Sebbene la guerra ancora in corso dopo sedici mesi sia totalmente interna al Sudan, sarebbe un grave errore definirla una guerra civile. La società sudanese è vittima di entrambe le forze in campo. Sono due eserciti coinvolti in uno scontro devastante, senza esclusione di colpi, di cui l’intero Paese è teatro. La società è il campo di battaglia. Scoppiato da principio a Khartoum, metropoli con milioni di abitanti, il conflitto si è progressivamente esteso. Dapprima in Darfur, il vasto territorio occidentale del Sudan di cui Dagalo è originario e dove le sue milizie si sono inizialmente formate, in una guerra genocidaria contro le etnie non arabe che popolano quella regione. Poi al centro-sud, nel Kordofan; infine, più recentemente, all’est.
Non c’è crimine di guerra che sia stato risparmiato ai civili, sui quali miliziani delle Forze di supporto rapido e soldati governativi si abbattono saccheggiando, violentando e uccidendo.

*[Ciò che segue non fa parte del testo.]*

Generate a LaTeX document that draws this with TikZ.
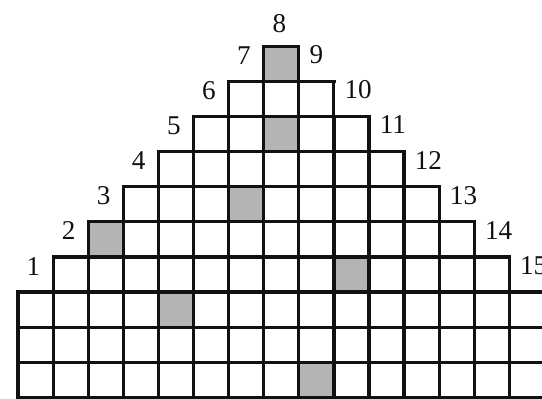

Le testimonianze riferiscono che è diffusa la pratica di offrire cibo in cambio di sesso alla popolazione affamata, di cui sono vittime sistematiche le bambine. Gli ospedali sono stati tra i primi obiettivi a essere colpiti, azzerando di fatto la già precaria sanità sudanese. I profughi nei Paesi confinanti e gli sfollati interni superano gli otto milioni, in pratica un sudanese ogni cinque. I morti sono decine di migliaia. Un incubo universale, nel quale i veti incrociati dei due campi impediscono alle agenzie umanitarie di intervenire, prendendone di mira gli operatori. I campi profughi sono abbandonati alla sorte. La fame è diventata la principale arma di guerra.
Oltre ai rappresentanti di Washington e Riad, in Svizzera per il summit sono arrivati Egitto, Unione Africana, Onu e anche le Rsf. Grande assente è l’esercito regolare sudanese. Gli obiettivi dei colloqui, ha detto il segretario Usa Blinken, è di «raggiungere la cessazione delle violenze in tutto il Paese, consentire l’accesso umanitario e mettere in atto un solido meccanismo di monitoraggio e verifica per garantire l’attuazione di un eventuale accordo».